-- Raw data start --
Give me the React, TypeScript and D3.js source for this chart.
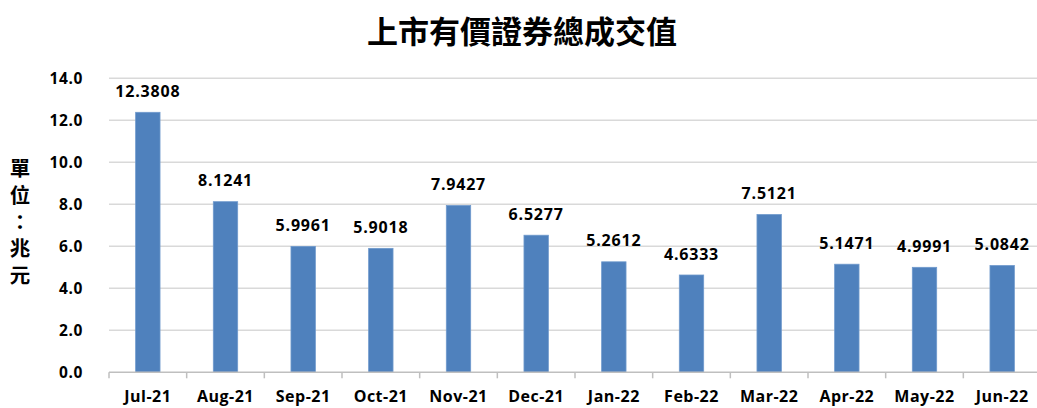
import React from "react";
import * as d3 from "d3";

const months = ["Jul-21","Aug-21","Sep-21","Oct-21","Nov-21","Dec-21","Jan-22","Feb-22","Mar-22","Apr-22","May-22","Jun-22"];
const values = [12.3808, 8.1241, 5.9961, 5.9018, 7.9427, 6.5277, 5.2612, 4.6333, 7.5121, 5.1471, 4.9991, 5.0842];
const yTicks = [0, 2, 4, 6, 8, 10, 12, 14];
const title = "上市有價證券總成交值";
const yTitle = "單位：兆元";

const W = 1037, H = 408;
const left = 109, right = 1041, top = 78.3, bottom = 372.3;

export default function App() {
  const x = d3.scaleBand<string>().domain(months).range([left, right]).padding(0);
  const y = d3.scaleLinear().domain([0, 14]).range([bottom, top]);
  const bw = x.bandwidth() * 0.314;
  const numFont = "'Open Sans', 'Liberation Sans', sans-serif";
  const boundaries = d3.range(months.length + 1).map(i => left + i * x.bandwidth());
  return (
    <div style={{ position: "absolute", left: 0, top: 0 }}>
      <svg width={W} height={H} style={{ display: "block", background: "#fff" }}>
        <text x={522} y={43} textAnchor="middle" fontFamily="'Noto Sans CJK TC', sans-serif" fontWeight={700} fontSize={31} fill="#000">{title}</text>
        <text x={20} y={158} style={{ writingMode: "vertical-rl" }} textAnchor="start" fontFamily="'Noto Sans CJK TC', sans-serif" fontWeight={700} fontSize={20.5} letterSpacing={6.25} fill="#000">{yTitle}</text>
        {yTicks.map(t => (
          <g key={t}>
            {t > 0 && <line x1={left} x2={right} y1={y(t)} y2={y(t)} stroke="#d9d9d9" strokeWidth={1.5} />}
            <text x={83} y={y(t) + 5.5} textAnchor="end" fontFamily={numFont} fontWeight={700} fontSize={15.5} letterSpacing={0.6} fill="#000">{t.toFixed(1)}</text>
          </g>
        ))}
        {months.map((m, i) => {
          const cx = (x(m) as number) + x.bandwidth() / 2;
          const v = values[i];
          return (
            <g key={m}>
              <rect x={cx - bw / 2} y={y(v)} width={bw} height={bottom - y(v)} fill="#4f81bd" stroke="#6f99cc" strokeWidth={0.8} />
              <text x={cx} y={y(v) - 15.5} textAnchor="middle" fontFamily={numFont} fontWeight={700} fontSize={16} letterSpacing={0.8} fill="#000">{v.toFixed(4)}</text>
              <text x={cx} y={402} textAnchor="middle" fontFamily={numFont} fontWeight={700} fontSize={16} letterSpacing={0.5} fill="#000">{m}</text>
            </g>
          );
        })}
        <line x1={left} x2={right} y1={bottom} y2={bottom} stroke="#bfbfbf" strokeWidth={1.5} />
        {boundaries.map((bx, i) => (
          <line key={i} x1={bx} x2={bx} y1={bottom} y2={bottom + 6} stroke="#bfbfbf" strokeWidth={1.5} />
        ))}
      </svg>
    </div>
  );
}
-- Raw data end --
**Given problem:** Everything from the first line of the listing above through the line that contains "import * as" is to be restated word for word, minus the pictures.

**Answer below:**
Give me the React, TypeScript and D3.js source for this chart.
import React from "react";
import * as d3 from "d3";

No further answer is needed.